* _WRITTEN PROBLEM_
Extract only the first line of the listing and every line after it up to and including the one with "import pandas as pd". Omit the pictures.
--
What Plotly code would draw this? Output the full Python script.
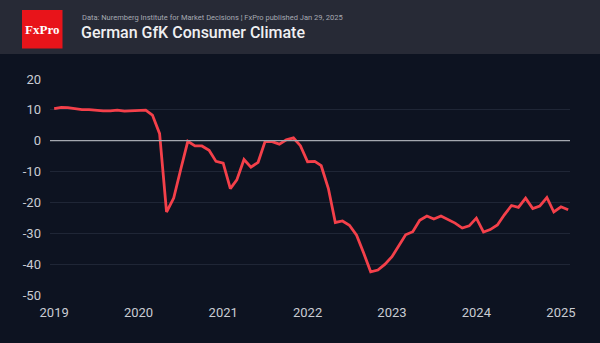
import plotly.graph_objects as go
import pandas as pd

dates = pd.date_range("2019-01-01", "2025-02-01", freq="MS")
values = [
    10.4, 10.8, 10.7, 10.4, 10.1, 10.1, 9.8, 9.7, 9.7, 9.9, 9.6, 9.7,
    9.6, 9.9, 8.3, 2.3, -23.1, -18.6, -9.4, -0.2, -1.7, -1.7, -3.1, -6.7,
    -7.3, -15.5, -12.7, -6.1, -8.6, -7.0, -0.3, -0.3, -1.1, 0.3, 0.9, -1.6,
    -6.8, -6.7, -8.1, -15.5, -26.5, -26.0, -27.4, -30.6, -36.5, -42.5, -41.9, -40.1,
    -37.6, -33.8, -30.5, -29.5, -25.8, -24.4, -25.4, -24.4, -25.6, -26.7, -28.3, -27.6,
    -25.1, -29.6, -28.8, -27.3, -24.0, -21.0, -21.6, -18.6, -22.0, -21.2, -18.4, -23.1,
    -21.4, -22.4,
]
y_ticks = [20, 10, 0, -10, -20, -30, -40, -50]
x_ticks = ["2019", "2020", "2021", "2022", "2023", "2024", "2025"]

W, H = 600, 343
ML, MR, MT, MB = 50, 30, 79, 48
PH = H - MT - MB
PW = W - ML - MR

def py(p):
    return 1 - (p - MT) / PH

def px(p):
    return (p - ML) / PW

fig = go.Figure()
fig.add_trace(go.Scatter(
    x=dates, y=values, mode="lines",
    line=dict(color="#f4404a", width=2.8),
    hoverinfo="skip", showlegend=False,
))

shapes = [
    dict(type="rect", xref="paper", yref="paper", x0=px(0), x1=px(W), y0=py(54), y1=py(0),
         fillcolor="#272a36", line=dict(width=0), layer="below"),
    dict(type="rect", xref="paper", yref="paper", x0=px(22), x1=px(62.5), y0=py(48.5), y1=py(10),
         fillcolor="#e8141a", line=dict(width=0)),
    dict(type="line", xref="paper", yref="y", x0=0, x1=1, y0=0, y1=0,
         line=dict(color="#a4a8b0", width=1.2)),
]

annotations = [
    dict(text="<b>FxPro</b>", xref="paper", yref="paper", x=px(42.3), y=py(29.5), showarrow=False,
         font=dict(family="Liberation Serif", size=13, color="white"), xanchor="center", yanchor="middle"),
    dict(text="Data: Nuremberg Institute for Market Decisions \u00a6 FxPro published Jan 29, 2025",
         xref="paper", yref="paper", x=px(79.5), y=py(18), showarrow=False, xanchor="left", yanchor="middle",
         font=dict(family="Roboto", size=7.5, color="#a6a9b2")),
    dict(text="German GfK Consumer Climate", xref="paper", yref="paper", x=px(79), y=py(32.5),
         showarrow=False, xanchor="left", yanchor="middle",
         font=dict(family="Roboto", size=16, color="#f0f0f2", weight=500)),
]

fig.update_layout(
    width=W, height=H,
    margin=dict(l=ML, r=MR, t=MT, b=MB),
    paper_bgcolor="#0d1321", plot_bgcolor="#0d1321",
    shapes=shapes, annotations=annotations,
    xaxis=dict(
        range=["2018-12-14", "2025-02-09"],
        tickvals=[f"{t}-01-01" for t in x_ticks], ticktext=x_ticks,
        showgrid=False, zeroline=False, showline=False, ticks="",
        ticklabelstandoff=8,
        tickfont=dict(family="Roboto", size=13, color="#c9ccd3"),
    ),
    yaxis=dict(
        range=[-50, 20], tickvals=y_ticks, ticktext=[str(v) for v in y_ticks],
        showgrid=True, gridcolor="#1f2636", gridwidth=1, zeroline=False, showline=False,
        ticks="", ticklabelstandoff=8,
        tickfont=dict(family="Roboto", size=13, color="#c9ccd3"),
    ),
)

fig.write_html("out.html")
--
* _SOLUTION TO THIS EXERCISE_
What Plotly code would draw this? Output the full Python script.
import plotly.graph_objects as go
import pandas as pd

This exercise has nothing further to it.